DOJ’s Principles of Federal Prosecution of Business Organizations (or the Filip Factors, as they are colloquially known) also likely motivated prosecuting the hospital here. The indictment is replete with emails between executives at the hospital—including those in the C-suite—discussing Perwaiz’s conduct and how it violated hospital rules and policy. Yet CRMC allowed his conduct to continue unabated for years. Such pervasive wrongdoing at the highest levels of the organization undoubtedly influenced DOJ’s decision to charge the hospital here. Justice Manual, 9-28.500. CRMC’s complicity in multiple violations of hospital policy and law for an extended period also exposed either a nonexistent or a woefully poor compliance program—one that was not empowered to put an end to clearly wrongful conduct (if true). Justice Manual, 9-28.800. The involvement of high-ranking executives, the duration of the offending conduct and failure to stop it, and the weak compliance program also likely played significant roles in DOJ forgoing other options it often uses to resolve criminal cases against corporations, like non-prosecution agreements or deferred prosecution agreements, which protect innocent third parties (like other employees and shareholders) from the collateral consequences of criminal charges.

Takeaways

There is no better way to protect a hospital (or any company or organization) from government intervention—whether an administrative action, civil lawsuit, or criminal investigation and charges—than a well-resourced and well-supported compliance program. That includes having a fully staffed compliance department relative to the size of the hospital; providing incentives, including increased compensation, to executives and employees for behaving in a compliant manner; and disciplining those executives and employees who do not.
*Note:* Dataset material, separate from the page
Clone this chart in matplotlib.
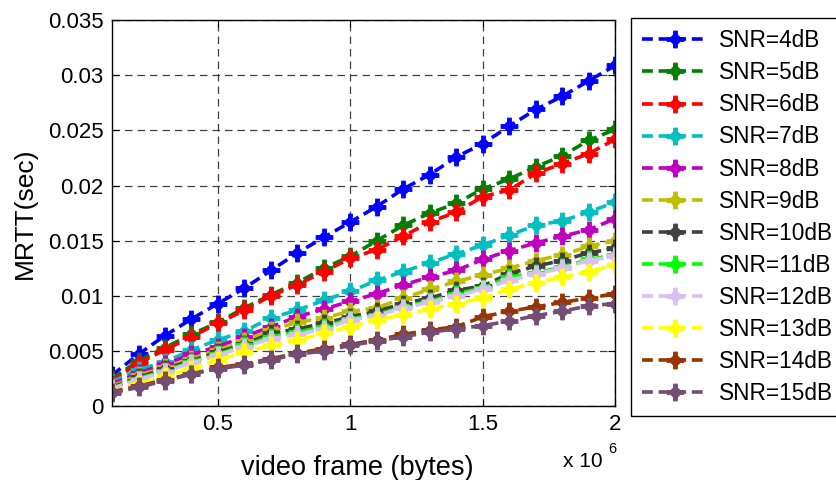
import numpy as np
import matplotlib
matplotlib.use("Agg")
import matplotlib.pyplot as plt
from matplotlib.path import Path

plt.rcParams['font.family'] = ['Liberation Sans', 'DejaVu Sans']

# video frame size in bytes
frame_sizes = [1e5, 2e5, 3e5, 4e5, 5e5, 6e5, 7e5, 8e5, 9e5, 10e5,
               11e5, 12e5, 13e5, 14e5, 15e5, 16e5, 17e5, 18e5, 19e5, 20e5]

snr_labels = ['SNR=4dB', 'SNR=5dB', 'SNR=6dB', 'SNR=7dB', 'SNR=8dB', 'SNR=9dB',
              'SNR=10dB', 'SNR=11dB', 'SNR=12dB', 'SNR=13dB', 'SNR=14dB', 'SNR=15dB']

# mean round-trip time (sec) per SNR level
mrtt_4db = [0.0028, 0.0047, 0.0064, 0.0079, 0.0093, 0.0107, 0.0123, 0.0139, 0.0153, 0.0167,
            0.0181, 0.0197, 0.0210, 0.0226, 0.0238, 0.0254, 0.0269, 0.0281, 0.0295, 0.0309]
mrtt_5db = [0.0025, 0.0041, 0.0053, 0.0065, 0.0076, 0.0089, 0.0101, 0.0112, 0.0125, 0.0136,
            0.0150, 0.0164, 0.0175, 0.0184, 0.0197, 0.0206, 0.0217, 0.0227, 0.0241, 0.0251]
mrtt_6db = [0.0023, 0.0039, 0.0051, 0.0063, 0.0075, 0.0087, 0.0100, 0.0110, 0.0122, 0.0134,
            0.0142, 0.0154, 0.0167, 0.0176, 0.0190, 0.0196, 0.0211, 0.0220, 0.0229, 0.0242]
mrtt_7db = [0.0022, 0.0033, 0.0040, 0.0051, 0.0060, 0.0068, 0.0080, 0.0087, 0.0096, 0.0104,
            0.0114, 0.0122, 0.0130, 0.0138, 0.0146, 0.0155, 0.0164, 0.0168, 0.0176, 0.0185]
mrtt_8db = [0.0020, 0.0030, 0.0038, 0.0047, 0.0054, 0.0063, 0.0072, 0.0081, 0.0088, 0.0095,
            0.0102, 0.0110, 0.0117, 0.0123, 0.0133, 0.0141, 0.0148, 0.0154, 0.0160, 0.0170]
mrtt_9db = [0.0018, 0.0028, 0.0035, 0.0043, 0.0051, 0.0059, 0.0069, 0.0076, 0.0080, 0.0086,
            0.0089, 0.0098, 0.0106, 0.0113, 0.0119, 0.0125, 0.0132, 0.0137, 0.0145, 0.0150]
mrtt_10db = [0.0017, 0.0026, 0.0034, 0.0041, 0.0049, 0.0056, 0.0066, 0.0070, 0.0075, 0.0081,
             0.0086, 0.0093, 0.0098, 0.0105, 0.0109, 0.0120, 0.0127, 0.0132, 0.0139, 0.0143]
mrtt_11db = [0.0016, 0.0025, 0.0032, 0.0040, 0.0047, 0.0055, 0.0063, 0.0067, 0.0072, 0.0079,
             0.0083, 0.0090, 0.0095, 0.0102, 0.0107, 0.0117, 0.0121, 0.0126, 0.0133, 0.0137]
mrtt_12db = [0.0016, 0.0024, 0.0031, 0.0039, 0.0046, 0.0054, 0.0061, 0.0065, 0.0070, 0.0078,
             0.0082, 0.0089, 0.0094, 0.0100, 0.0106, 0.0114, 0.0120, 0.0125, 0.0132, 0.0136]
mrtt_13db = [0.0013, 0.0020, 0.0027, 0.0034, 0.0042, 0.0049, 0.0055, 0.0060, 0.0066, 0.0072,
             0.0078, 0.0083, 0.0088, 0.0093, 0.0098, 0.0106, 0.0112, 0.0117, 0.0122, 0.0128]
mrtt_14db = [0.0013, 0.0018, 0.0024, 0.0029, 0.0035, 0.0038, 0.0043, 0.0048, 0.0052, 0.0056,
             0.0060, 0.0065, 0.0069, 0.0072, 0.0081, 0.0086, 0.0090, 0.0094, 0.0098, 0.0102]
mrtt_15db = [0.0012, 0.0017, 0.0023, 0.0029, 0.0034, 0.0037, 0.0042, 0.0047, 0.0050, 0.0055,
             0.0059, 0.0063, 0.0067, 0.0070, 0.0073, 0.0077, 0.0082, 0.0086, 0.0091, 0.0093]

series = [mrtt_4db, mrtt_5db, mrtt_6db, mrtt_7db, mrtt_8db, mrtt_9db,
          mrtt_10db, mrtt_11db, mrtt_12db, mrtt_13db, mrtt_14db, mrtt_15db]

colors = [(0, 0, 1), (0, 0.5, 0), (1, 0, 0), (0, 0.75, 0.75), (0.75, 0, 0.75),
          (0.75, 0.75, 0), (0.25, 0.25, 0.25), (0, 1, 0), (0.85, 0.75, 0.95),
          (1, 1, 0), (0.6, 0.2, 0.0), (0.45, 0.3, 0.45)]

y_ticks = [0, 0.005, 0.01, 0.015, 0.02, 0.025, 0.03, 0.035]
y_tick_labels = ['0', '0.005', '0.01', '0.015', '0.02', '0.025', '0.03', '0.035']
x_ticks = [0.5e6, 1e6, 1.5e6, 2e6]
x_tick_labels = ['0.5', '1', '1.5', '2']


def diamond_plus_marker():
    """Single outline: a filled diamond merged with a thick plus sign."""
    d = 0.78   # diamond half-diagonal
    w = 0.22   # half-width of the plus arms
    e = 1.0    # arm reach
    c = d - w  # where the diamond edge meets an arm
    verts = [(w, e), (w, c), (c, w), (e, w), (e, -w), (c, -w), (w, -c), (w, -e),
             (-w, -e), (-w, -c), (-c, -w), (-e, -w), (-e, w), (-c, w), (-w, c), (-w, e),
             (w, e)]
    codes = [Path.MOVETO] + [Path.LINETO] * (len(verts) - 2) + [Path.CLOSEPOLY]
    return Path(verts, codes)


marker = diamond_plus_marker()

fig = plt.figure(figsize=(8.36, 4.8), dpi=100)
ax = fig.add_axes([0.134, 0.154, 0.602, 0.804])

for vals, col, lab in zip(series, colors, snr_labels):
    ax.plot(frame_sizes, vals, linestyle=(0, (3.0, 1.6)), linewidth=2.6, color=col,
            marker=marker, markersize=12, markerfacecolor=col, markeredgecolor=col,
            markeredgewidth=0.8, label=lab)

ax.set_xlim(1e5, 2e6)
ax.set_ylim(0, 0.035)
ax.set_xticks(x_ticks)
ax.set_xticklabels(x_tick_labels)
ax.set_yticks(y_ticks)
ax.set_yticklabels(y_tick_labels)
ax.tick_params(direction='in', labelsize=16, length=5, width=0.8, top=True, right=True,
               pad=6)
ax.grid(True, color='0.25', linestyle=(0, (6, 4)), linewidth=0.9)
for sp in ax.spines.values():
    sp.set_linewidth(1.0)

ax.set_xlabel('video frame (bytes)', fontsize=19.5, labelpad=14)
ax.xaxis.label.set_x(0.487)
ax.set_ylabel('MRTT(sec)', fontsize=19, labelpad=8)

fig.text(0.673, 0.018, 'x 10', fontsize=15, ha='left', va='bottom')
fig.text(0.727, 0.05, '6', fontsize=10.5, ha='left', va='bottom')

leg = fig.legend(loc='upper left', bbox_to_anchor=(0.7548, 0.9625),
                 bbox_transform=fig.transFigure, borderaxespad=0, fontsize=16.3,
                 handlelength=2.9, handletextpad=0.5, labelspacing=0.40,
                 borderpad=0.5, fancybox=False, framealpha=1, edgecolor='k')
leg.get_frame().set_linewidth(1.0)

fig.savefig('out.png', dpi=100)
Such a program can root out problematic conduct early on. That permits the hospital to identify the offending individuals and take appropriate remedial action quickly. A strong compliance program can also help on the back end; even if the government starts investigating, the adequacy of a compliance program is a factor the government will consider when deciding whether to charge the company at all and how to resolve the case. Moreover, prosecutors will analyze the compliance program both at the time of the offense and when they are making a charging decision. So even if its compliance program is inadequate when an investigation begins, a hospital still has time—and incentive—to strengthen the program before the government makes a charging decision or an offer to resolve the case. The improved compliance department can then serve as a linchpin of the hospital’s arguments for leniency.